### Job:
Starting at the first line of the data, please print exactly those lines through the one that holds "plt.rcParams['text.parse_math'] = False", omitting every picture.

### Collected data:
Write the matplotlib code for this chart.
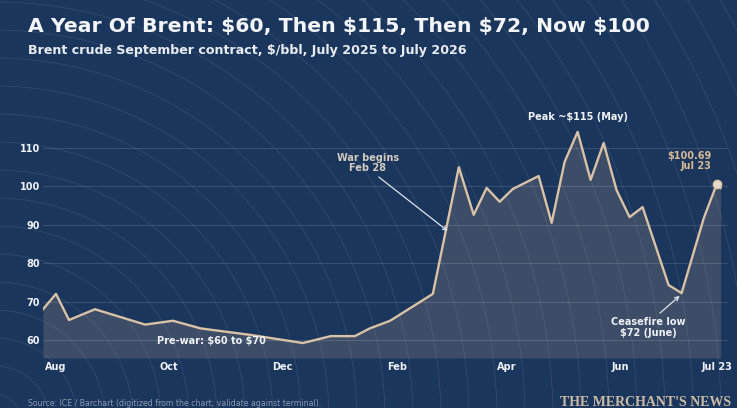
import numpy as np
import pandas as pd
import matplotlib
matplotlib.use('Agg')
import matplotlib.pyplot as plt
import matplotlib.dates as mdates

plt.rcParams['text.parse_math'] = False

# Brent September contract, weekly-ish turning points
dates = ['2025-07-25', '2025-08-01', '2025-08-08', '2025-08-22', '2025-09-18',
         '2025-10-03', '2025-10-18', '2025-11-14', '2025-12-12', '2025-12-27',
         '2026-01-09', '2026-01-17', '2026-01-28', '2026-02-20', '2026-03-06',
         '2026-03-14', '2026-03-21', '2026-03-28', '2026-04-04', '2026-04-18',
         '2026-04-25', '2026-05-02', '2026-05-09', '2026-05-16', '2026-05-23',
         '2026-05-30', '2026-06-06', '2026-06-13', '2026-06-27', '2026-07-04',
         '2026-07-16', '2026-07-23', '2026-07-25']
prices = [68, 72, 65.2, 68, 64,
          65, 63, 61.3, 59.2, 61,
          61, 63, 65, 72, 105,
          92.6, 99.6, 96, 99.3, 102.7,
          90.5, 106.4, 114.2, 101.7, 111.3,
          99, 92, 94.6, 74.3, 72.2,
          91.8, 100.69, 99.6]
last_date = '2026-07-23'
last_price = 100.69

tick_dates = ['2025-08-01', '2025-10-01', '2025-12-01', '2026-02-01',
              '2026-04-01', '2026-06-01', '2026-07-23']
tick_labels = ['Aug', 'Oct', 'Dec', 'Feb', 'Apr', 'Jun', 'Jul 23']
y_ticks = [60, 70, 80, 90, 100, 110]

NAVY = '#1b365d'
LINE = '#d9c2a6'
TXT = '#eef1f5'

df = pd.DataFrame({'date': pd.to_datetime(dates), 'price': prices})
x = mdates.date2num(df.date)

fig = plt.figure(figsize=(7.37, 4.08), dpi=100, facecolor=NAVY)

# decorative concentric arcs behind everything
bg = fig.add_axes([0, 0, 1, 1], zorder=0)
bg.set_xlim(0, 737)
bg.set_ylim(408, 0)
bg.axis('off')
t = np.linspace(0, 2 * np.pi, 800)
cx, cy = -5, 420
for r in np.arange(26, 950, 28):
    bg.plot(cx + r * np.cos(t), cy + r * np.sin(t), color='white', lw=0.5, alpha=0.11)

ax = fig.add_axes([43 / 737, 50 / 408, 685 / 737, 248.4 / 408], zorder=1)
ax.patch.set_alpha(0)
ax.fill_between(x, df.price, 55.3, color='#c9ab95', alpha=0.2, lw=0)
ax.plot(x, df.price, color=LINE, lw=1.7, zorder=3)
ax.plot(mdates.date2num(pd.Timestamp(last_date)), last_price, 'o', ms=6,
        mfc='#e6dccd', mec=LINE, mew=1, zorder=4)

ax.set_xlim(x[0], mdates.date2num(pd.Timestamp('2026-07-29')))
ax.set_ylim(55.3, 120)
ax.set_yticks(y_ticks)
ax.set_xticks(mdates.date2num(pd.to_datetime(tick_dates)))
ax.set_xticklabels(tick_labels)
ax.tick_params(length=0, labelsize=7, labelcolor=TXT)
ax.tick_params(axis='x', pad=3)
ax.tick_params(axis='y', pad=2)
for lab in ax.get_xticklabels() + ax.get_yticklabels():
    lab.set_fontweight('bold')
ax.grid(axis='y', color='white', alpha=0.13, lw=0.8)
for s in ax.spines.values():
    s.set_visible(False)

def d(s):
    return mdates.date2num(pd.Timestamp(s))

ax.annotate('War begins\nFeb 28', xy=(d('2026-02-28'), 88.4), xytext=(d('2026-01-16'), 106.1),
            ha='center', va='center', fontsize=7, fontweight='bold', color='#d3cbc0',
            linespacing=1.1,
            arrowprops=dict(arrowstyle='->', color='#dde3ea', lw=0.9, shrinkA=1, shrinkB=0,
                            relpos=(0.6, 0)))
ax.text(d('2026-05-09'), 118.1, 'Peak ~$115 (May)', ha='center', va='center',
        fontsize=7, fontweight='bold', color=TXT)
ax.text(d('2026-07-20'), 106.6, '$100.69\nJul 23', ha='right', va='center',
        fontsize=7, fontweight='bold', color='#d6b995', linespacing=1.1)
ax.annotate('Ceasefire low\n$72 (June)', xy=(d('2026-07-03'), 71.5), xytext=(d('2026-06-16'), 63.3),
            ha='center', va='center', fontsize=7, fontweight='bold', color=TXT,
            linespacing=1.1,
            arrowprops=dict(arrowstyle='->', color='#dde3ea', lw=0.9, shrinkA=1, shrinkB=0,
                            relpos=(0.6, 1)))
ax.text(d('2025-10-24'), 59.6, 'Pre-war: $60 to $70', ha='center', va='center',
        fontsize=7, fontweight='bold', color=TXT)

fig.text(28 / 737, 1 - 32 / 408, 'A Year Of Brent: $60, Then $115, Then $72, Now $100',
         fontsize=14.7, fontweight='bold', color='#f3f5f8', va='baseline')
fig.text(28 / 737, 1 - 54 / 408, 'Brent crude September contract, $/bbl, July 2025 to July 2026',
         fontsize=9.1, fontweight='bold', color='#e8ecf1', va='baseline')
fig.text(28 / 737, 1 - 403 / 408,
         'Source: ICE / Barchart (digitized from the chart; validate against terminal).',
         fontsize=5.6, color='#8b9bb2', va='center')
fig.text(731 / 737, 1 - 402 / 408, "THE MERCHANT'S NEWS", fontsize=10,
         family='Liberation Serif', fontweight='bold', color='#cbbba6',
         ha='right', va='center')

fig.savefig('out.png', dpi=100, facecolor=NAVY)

### The result:
Write the matplotlib code for this chart.
import numpy as np
import pandas as pd
import matplotlib
matplotlib.use('Agg')
import matplotlib.pyplot as plt
import matplotlib.dates as mdates

plt.rcParams['text.parse_math'] = False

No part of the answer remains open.